Become stronger, Haseo. Strong enough to kill me.
- This is Erim's plan in Lufia: The Legend Returns: train a group of heroes strong enough to defeat the Sinistrals, including herself, in order to end the cycle of their resurrection.
- In Fire Emblem: Path of Radiance, The Black Knight Zelgius wishes to surpass his master, the legendary swordsman Gawain. The only problem with this is that "Gawain" is now Greil, who crippled his own sword hand after being consumed by a powerful chaotic magic in order to protect everyone from what had happened, The Black Knight killed his mentor, but felt empty doing so against such a husk of a man and spends the next two games preparing for a big fight with Ike, Greil's successor.
- In Dies Irae, a big reason to why Reinhard constantly leaves the main hero Ren alone is cause he wants him to reach the absolute height of his power. Main reason for this is that Reinhard have always been so unreasonably powerful that nothing in the world has ever given him a challenge or allowed him to experience defeat. Win or Lose, at the end of the day, he just wants to feel fulfilled.

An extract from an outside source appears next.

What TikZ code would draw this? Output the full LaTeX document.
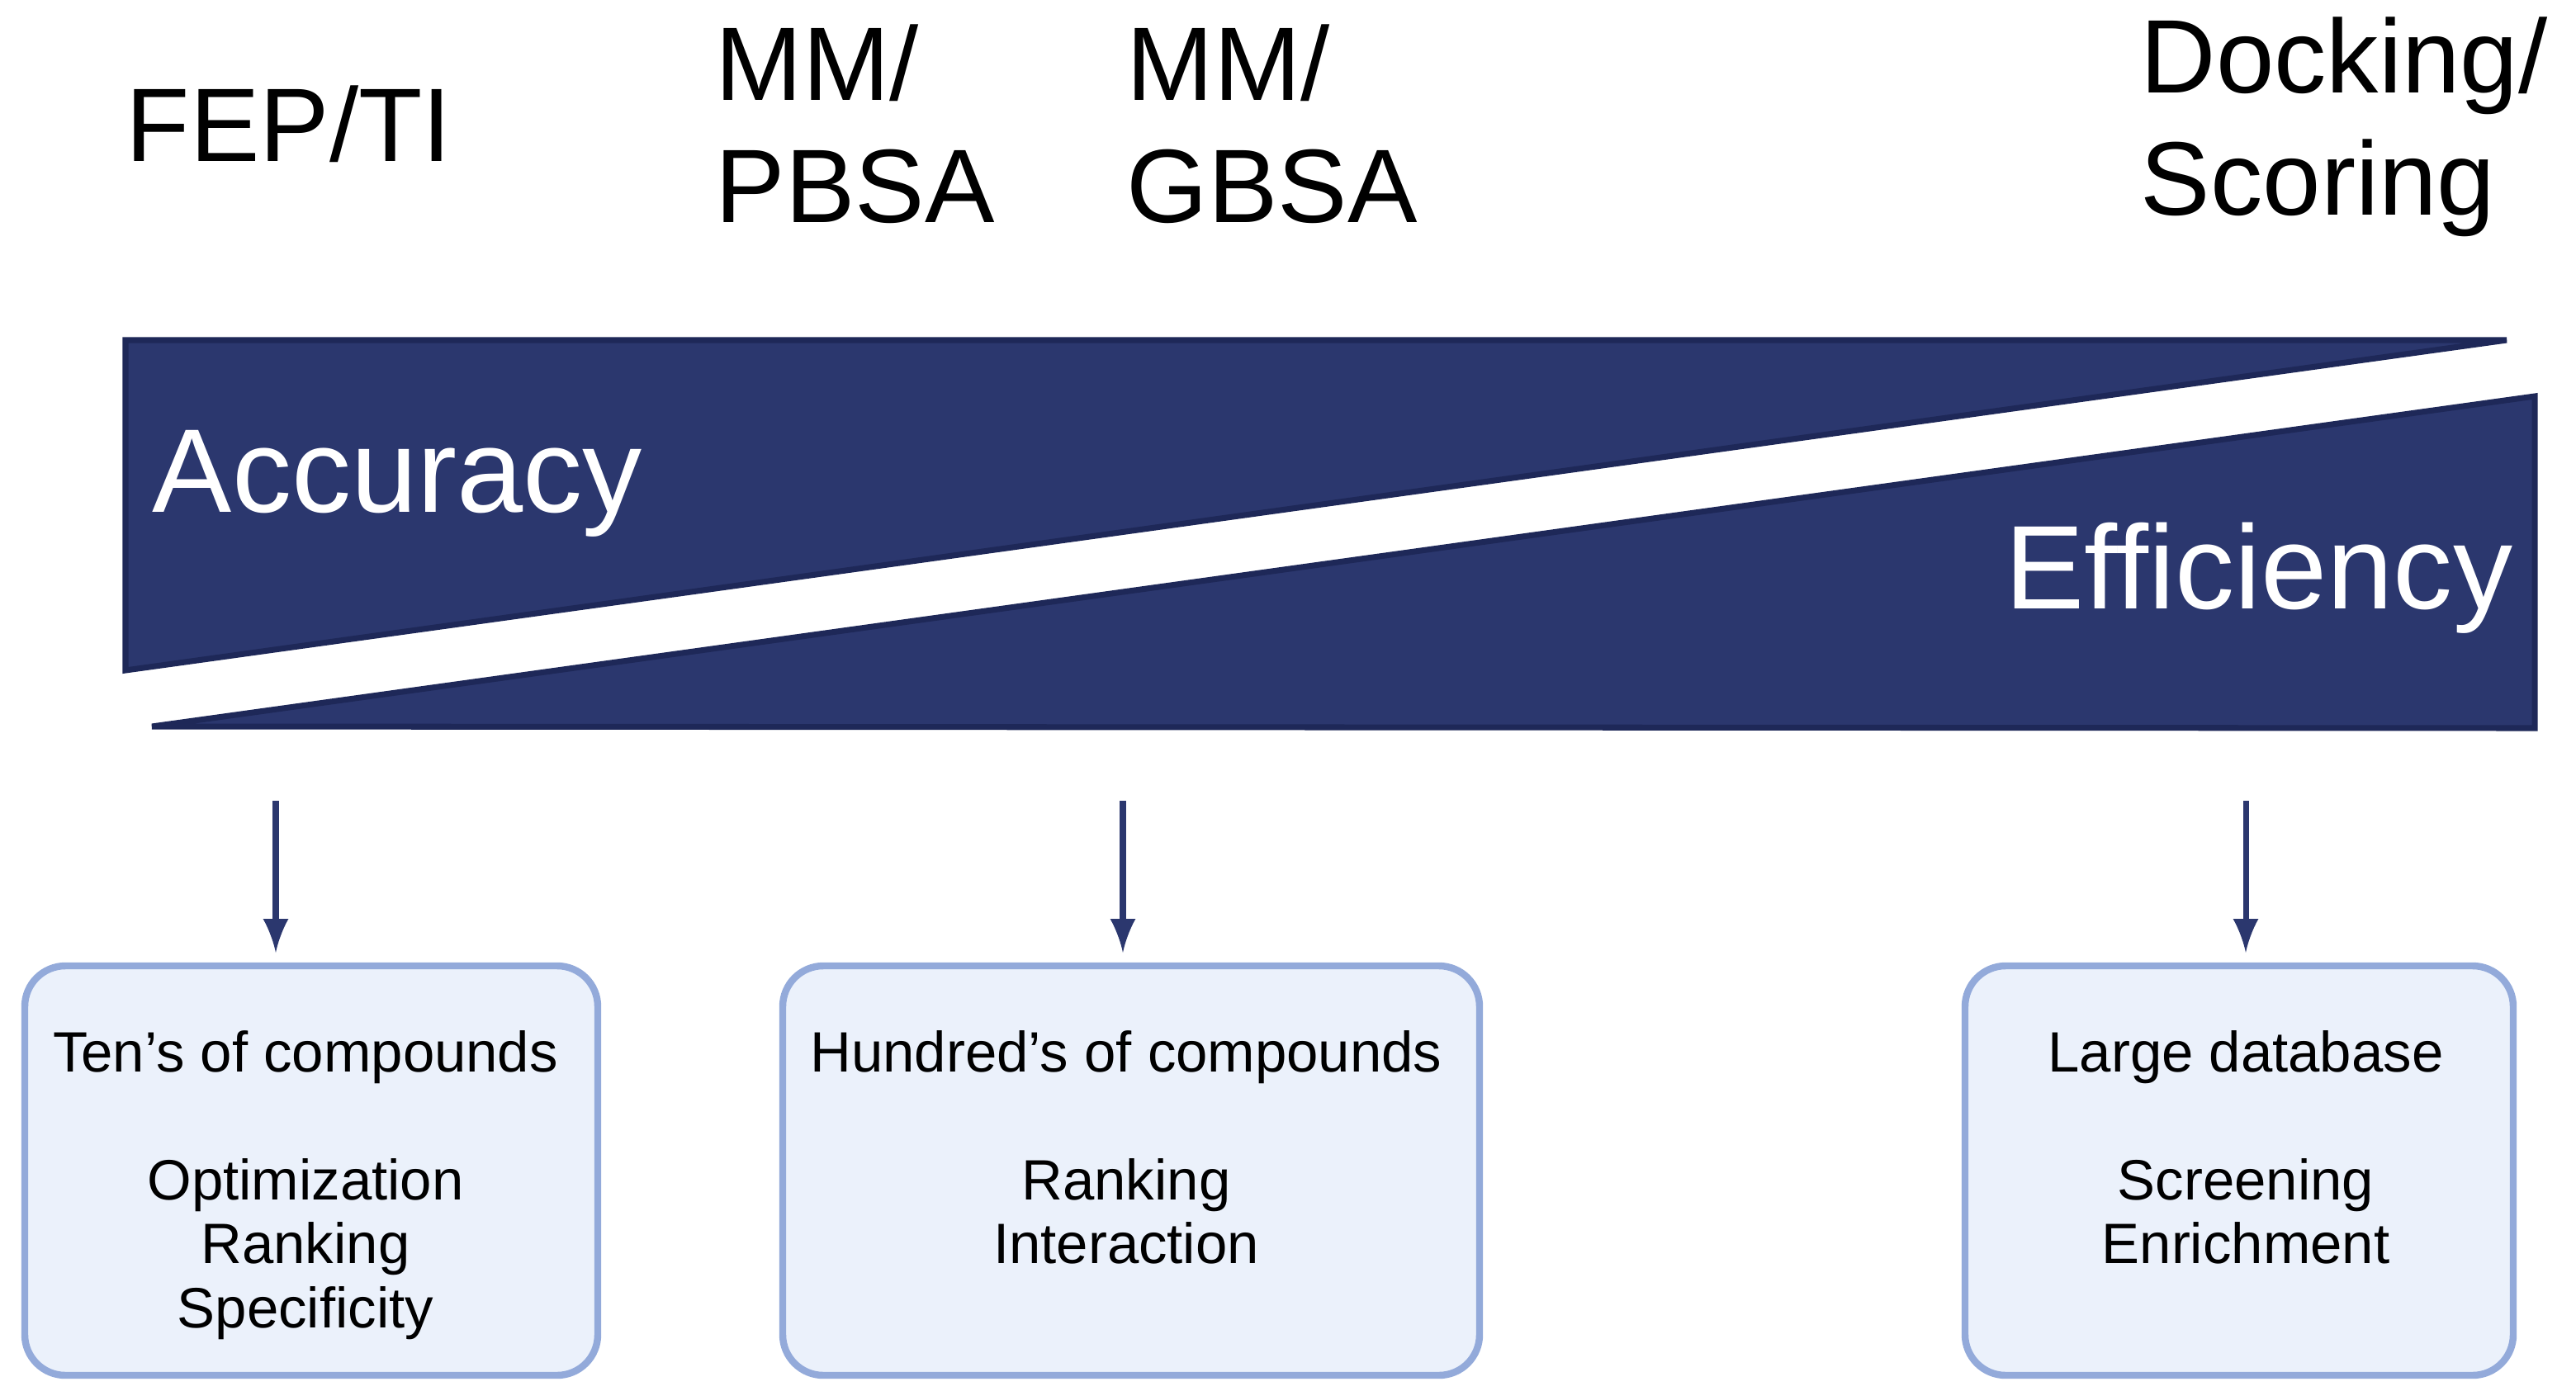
\documentclass[tikz,border=0pt]{standalone}
\usepackage{fontspec}
\setmainfont{Liberation Sans}
\usetikzlibrary{positioning}
\definecolor{navy}{HTML}{2B376E}
\definecolor{navyline}{HTML}{1E2858}
\definecolor{boxfill}{HTML}{EBF1FB}
\definecolor{boxline}{HTML}{93AADA}
\tikzset{
    TOP/.style ={anchor=west,align=left,font=\fontsize{18}{21}\selectfont},
    BIG/.style ={text=white,font=\fontsize{20.5}{24}\selectfont},
    BOX/.style ={rounded corners=7pt,draw=boxline,line width=1.2pt,fill=boxfill},
    TXT/.style ={anchor=north,align=center,font=\fontsize{9.8}{11}\selectfont},
    AR/.style ={navy,line width=1pt,-latex}}
\begin{document}
\begin{tikzpicture}[x=0.01cm,y=-0.01cm]
        \useasboundingbox (0,0) rectangle (1560,842);
        \fill[navy,draw=navyline,line width=1pt] (76,206) -- (1518,206) -- (76,406) -- cycle;
        \fill[navy,draw=navyline,line width=1pt] (92,440) -- (1535,240) -- (1535,441) -- cycle;
        \node[BIG,anchor=west] (acc) at(80,293){Accuracy};
        \node[BIG,anchor=east] (eff) at(1534,350){Efficiency};
        \node[TOP] (fep) at(64,75){FEP/TI};
        \node[TOP] (pb) at(421,75){MM/\\PBSA};
        \node[TOP] (gb) at(670,75){MM/\\GBSA};
        \node[TOP] (dock) at(1284,77){Docking/\\Scoring};
        \path[BOX] (15,585) rectangle (362,833);
        \path[BOX] (474,585) rectangle (896,833);
        \path[BOX] (1190,585) rectangle (1522,833);
        \node[TXT] (t1) at(185,612){Ten's of compounds\\[11pt]Optimization\\Ranking\\Specificity};
        \node[TXT] (t2) at(682,612){Hundred's of compounds\\[11pt]Ranking\\Interaction};
        \node[TXT] (t3) at(1360,612){Large database\\[11pt]Screening\\Enrichment};
        \coordinate (a1) at(167,485); \coordinate (a2) at(680,485); \coordinate (a3) at(1360,485);
        \coordinate (e1) at(167,577); \coordinate (e2) at(680,577); \coordinate (e3) at(1360,577);
        \draw[AR] (a1) -- (e1);
        \draw[AR] (a2) -- (e2);
        \draw[AR] (a3) -- (e3);
    \end{tikzpicture}
\end{document}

- In The Wotch, it's clear that Xaos has enough power to take out Anne or Miranda (possibly both of them at once), as does Kohaine. He's explicitly testing Anne, wanting her to grow as strong as possible before stepping in and stealing her powers. Why he can't just take them now and be done with it...? It's revealed during the Hunting the Most Dangerous Game arc: Anne has Reality Warper powers capable of ripping apart dimensional boarders. However, it's incomplete.
- In The Order of the Stick, Xykon invokes this trope to Roy, offering to let him go so he could gain a few levels because "good heroes make good villains." Roy decides to fight him anyway. (Xykon then subverts the trope by going ahead and killing Roy. Don't worry: He gets brought back.)
- Later, General Tarquin does it too, letting Elan go even after he's tried to kill him. so he can gain some more levels, finish the current questline, and THEN come back to try again. His reasons are cleverer than most, however - he basically says that, should he lose in a climactic duel against a powerful hero, he'll go down in history as a legendary villain. And if he wins? Then he wins. Of course, the fact that he's Elan's father may also play a role in his decision because father-son feuds will make his legend even better!
- In Our Little Adventure, the Palm Tree Ghost tells Julie that the city of Everwood should be her next destination, but she'd probably want to spend some time gaming a level or three before proceeding there. Made explicit later, when they discover that the second Magicant piece was far closer to their original starting point than the first They're told that although that piece was closer, the monsters in that area were far stronger, and they would have been slaughtered had they tried for the closer one first.
- A variant on this shows up in 8-Bit Theater, when Sarda reveals that the true purpose of the Light Warriors' questing was to make them as strong as possible, just so they would know that not even that much strength could stop him from killing them.